Exercise instructions:
In this exercise, print only the lines of the records below from the one with "What matplotlib code" through the one with "from matplotlib.lines import Line2D", inclusive. Pictures are not part of the copy.

(Entries with chart source code)
/---
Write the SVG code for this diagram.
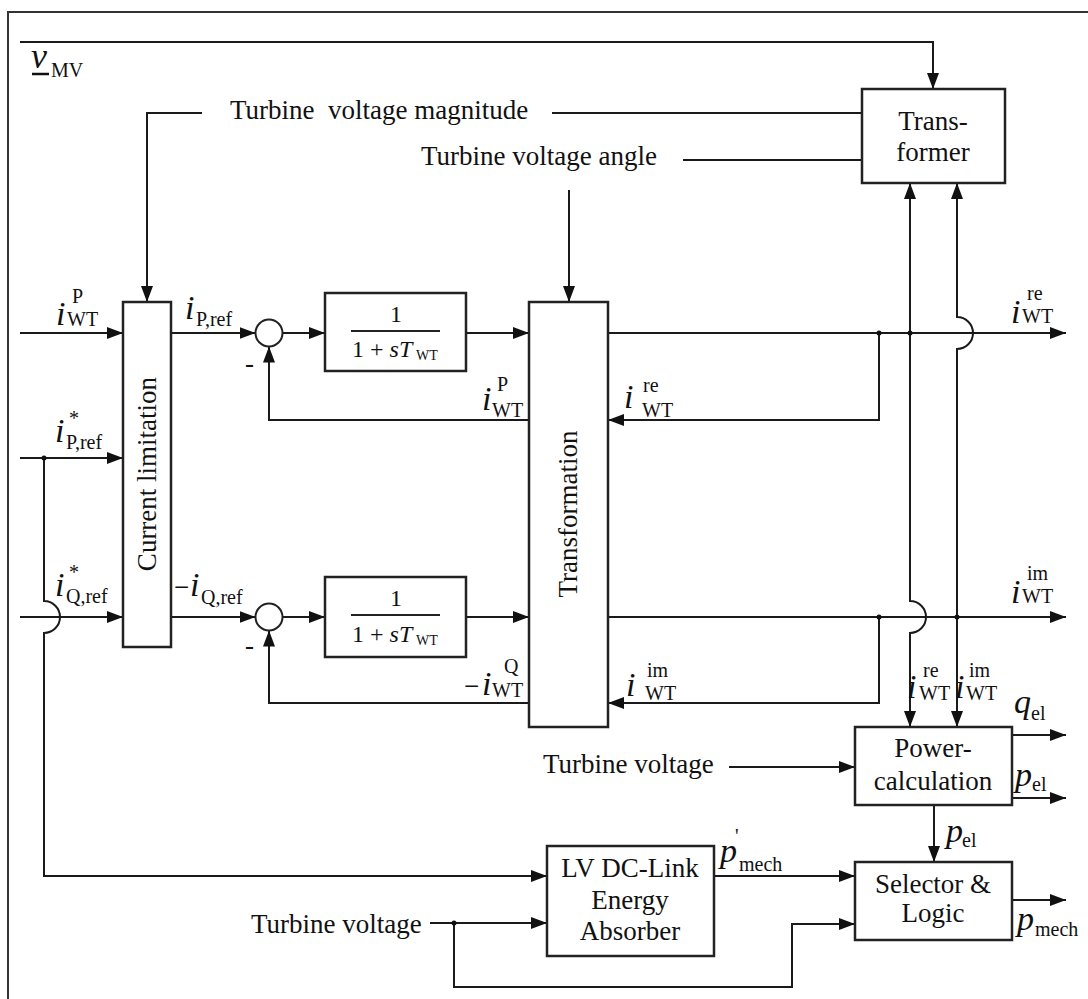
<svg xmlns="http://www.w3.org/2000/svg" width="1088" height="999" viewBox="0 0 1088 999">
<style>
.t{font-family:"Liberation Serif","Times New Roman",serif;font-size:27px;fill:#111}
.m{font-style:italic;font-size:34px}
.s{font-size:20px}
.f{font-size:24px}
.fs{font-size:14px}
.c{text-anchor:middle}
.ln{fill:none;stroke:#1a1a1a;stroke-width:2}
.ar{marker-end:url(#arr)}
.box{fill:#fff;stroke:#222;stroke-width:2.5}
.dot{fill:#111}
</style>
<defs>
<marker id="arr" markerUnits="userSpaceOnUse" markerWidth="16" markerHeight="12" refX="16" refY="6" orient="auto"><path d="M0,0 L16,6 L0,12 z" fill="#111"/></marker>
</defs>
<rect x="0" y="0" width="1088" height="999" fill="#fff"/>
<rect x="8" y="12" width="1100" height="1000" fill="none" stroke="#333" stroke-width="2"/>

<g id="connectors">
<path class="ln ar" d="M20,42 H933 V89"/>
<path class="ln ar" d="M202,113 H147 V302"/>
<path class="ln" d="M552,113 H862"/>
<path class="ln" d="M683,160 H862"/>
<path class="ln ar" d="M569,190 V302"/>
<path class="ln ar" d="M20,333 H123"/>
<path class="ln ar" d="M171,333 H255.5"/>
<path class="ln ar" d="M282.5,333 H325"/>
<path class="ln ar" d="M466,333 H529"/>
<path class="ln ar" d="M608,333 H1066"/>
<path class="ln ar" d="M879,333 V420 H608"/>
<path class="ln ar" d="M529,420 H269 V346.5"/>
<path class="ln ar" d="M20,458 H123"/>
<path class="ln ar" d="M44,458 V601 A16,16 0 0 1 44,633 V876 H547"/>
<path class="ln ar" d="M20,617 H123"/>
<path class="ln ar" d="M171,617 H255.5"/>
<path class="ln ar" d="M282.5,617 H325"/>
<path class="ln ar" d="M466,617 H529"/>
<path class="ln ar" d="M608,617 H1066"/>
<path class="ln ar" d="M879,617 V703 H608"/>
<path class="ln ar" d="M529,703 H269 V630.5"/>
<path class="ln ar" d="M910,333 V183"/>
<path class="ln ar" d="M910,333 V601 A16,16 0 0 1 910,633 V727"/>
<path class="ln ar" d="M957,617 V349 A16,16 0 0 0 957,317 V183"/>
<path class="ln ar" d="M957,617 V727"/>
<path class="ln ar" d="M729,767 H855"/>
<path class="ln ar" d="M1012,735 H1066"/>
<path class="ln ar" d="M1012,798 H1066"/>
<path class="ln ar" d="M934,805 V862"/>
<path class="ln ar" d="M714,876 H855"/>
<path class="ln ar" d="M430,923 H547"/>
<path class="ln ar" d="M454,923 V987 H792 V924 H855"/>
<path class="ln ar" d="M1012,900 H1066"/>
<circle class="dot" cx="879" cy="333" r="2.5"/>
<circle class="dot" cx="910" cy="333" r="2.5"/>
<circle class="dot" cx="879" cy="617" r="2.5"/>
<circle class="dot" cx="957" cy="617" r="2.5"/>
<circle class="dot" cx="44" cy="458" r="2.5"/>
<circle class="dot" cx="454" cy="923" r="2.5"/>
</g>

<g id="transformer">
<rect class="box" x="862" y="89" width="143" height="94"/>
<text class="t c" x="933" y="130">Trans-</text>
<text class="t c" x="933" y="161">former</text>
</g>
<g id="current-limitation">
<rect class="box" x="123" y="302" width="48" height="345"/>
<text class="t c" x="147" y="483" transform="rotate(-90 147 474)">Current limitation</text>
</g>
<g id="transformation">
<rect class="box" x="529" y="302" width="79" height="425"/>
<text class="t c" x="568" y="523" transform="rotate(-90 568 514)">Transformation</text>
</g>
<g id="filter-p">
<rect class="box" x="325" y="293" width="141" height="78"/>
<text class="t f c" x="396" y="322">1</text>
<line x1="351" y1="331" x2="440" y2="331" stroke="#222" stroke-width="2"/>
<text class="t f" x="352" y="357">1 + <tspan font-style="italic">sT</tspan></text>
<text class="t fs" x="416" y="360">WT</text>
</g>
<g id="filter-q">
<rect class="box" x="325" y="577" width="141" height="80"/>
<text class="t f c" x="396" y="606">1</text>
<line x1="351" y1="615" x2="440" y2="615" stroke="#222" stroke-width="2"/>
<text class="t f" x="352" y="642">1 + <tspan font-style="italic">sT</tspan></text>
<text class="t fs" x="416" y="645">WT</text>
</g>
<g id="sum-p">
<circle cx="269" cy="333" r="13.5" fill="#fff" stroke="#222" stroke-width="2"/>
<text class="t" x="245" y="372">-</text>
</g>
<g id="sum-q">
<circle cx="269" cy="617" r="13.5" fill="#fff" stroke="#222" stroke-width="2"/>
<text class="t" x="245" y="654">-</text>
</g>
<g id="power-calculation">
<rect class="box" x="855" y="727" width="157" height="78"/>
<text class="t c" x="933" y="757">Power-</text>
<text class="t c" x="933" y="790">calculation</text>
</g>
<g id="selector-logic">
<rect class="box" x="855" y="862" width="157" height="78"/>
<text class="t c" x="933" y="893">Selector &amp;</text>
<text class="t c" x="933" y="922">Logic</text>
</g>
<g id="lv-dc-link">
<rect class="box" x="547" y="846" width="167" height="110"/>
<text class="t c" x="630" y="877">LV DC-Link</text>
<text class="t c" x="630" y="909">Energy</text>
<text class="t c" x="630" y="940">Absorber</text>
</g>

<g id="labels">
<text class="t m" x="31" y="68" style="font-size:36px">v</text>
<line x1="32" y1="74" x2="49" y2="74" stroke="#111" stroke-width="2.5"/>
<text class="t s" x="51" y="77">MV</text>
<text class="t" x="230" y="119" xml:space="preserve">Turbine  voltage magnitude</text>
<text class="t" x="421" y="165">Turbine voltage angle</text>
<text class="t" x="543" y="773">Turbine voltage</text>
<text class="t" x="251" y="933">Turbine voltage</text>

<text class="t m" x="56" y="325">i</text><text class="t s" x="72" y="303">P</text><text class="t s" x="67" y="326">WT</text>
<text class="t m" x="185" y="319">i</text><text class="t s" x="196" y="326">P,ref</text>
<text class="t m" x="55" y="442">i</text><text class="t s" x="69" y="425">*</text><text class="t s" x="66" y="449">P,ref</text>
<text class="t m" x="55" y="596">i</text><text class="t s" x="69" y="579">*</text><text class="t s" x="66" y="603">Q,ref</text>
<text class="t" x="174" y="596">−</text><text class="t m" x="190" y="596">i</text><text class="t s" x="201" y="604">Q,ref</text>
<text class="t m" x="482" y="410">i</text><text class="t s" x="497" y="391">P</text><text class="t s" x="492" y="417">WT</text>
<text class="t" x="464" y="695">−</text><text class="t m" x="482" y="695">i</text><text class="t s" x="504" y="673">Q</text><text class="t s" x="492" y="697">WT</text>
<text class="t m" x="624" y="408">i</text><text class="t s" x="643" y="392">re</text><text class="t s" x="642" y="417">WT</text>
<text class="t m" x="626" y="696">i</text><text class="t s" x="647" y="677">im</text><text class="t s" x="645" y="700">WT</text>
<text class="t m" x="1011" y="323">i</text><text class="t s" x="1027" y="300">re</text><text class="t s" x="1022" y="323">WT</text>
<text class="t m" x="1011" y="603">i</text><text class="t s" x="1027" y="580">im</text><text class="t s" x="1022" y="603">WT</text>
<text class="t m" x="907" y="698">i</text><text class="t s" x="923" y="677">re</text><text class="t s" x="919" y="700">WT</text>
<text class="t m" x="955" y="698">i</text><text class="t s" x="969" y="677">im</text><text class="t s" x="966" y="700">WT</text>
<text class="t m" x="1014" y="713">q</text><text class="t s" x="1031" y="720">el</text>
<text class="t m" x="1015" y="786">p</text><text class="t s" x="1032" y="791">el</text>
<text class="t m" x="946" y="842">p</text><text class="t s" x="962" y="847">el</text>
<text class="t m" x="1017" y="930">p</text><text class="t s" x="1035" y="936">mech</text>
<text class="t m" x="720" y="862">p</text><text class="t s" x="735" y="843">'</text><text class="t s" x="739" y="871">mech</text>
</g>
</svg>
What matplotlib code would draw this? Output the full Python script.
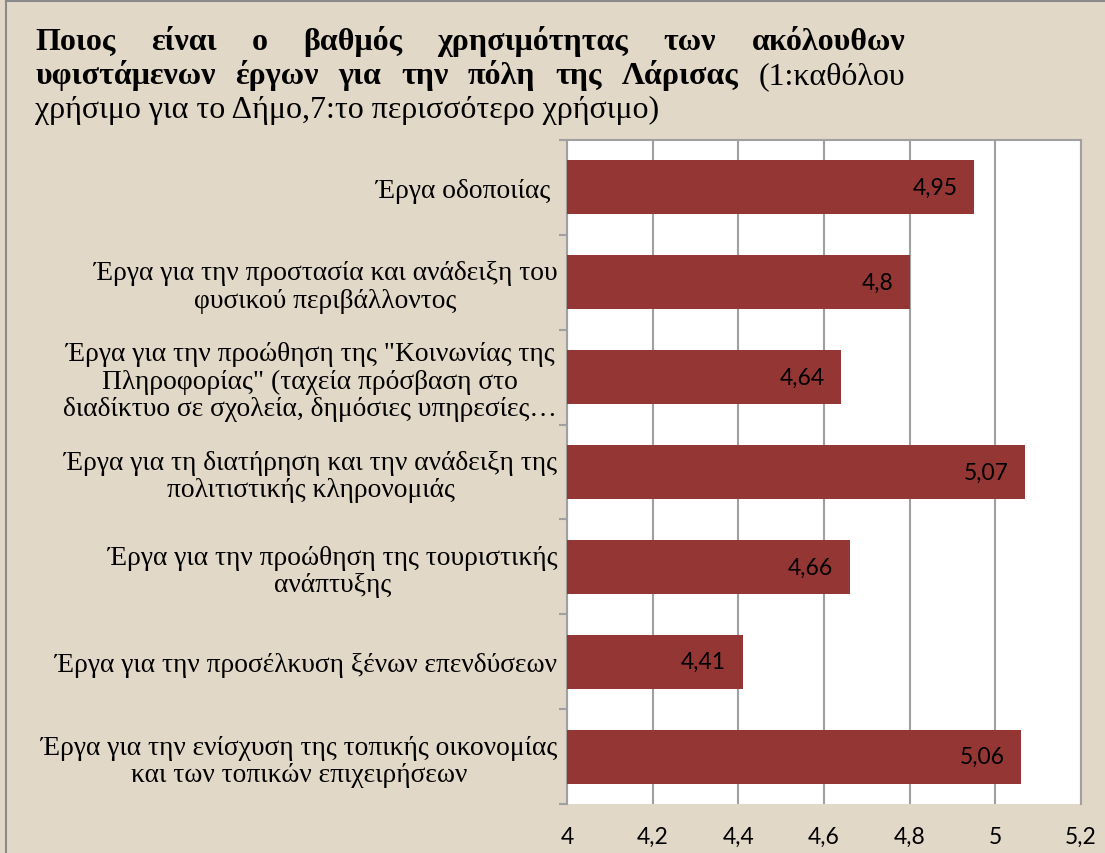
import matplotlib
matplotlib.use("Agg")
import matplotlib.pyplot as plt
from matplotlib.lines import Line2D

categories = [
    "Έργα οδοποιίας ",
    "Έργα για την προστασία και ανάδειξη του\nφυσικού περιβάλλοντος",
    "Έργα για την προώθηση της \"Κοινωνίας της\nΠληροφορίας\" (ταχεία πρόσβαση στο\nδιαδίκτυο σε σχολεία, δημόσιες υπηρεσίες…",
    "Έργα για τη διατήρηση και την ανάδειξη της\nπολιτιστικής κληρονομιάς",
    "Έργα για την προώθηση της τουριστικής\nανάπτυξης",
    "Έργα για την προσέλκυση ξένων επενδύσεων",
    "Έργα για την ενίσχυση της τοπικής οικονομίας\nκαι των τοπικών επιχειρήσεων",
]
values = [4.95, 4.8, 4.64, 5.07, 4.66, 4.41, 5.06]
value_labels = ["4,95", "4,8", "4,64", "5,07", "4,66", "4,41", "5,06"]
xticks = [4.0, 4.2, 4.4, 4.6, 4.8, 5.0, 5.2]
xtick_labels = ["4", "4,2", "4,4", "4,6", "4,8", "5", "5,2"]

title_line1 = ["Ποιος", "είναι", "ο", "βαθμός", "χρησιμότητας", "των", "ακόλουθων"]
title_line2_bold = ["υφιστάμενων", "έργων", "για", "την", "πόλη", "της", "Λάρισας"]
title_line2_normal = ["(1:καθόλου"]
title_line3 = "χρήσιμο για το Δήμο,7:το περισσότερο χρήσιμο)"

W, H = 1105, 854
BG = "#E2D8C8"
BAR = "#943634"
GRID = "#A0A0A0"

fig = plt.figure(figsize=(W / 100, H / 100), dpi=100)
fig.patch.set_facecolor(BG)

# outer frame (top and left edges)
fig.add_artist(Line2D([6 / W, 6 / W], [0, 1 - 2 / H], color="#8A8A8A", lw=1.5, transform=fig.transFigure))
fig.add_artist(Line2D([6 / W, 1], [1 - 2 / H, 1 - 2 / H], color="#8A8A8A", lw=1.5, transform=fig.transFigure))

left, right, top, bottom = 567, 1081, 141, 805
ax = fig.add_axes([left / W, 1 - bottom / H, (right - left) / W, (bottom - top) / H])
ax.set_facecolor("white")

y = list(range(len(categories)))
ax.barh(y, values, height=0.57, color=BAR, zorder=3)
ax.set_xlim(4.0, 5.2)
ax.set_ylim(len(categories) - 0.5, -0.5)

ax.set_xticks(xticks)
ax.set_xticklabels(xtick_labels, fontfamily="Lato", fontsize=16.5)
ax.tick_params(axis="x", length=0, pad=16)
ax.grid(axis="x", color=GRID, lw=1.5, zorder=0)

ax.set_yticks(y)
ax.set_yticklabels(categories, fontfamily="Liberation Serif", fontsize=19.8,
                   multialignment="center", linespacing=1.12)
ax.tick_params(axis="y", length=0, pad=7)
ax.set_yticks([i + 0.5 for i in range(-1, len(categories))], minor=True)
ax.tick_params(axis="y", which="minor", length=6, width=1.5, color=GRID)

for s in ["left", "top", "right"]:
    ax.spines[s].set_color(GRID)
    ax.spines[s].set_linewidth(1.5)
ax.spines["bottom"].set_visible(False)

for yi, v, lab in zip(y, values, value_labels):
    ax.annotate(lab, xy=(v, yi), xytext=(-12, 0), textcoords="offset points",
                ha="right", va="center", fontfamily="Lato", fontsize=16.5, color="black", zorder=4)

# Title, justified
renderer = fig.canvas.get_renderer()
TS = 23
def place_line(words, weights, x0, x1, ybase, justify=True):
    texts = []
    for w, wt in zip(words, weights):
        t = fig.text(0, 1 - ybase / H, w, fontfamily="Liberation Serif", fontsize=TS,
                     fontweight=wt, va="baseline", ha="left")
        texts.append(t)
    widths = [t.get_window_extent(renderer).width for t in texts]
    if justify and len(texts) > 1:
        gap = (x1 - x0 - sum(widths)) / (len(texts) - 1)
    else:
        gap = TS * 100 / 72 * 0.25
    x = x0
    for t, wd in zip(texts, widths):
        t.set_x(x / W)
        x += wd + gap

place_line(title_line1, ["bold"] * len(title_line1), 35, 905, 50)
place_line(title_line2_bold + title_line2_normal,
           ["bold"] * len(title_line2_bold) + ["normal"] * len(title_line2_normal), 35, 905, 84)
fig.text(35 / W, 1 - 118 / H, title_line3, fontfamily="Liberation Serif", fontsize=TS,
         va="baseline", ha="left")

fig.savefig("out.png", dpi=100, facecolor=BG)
\---
Written answer:
What matplotlib code would draw this? Output the full Python script.
import matplotlib
matplotlib.use("Agg")
import matplotlib.pyplot as plt
from matplotlib.lines import Line2D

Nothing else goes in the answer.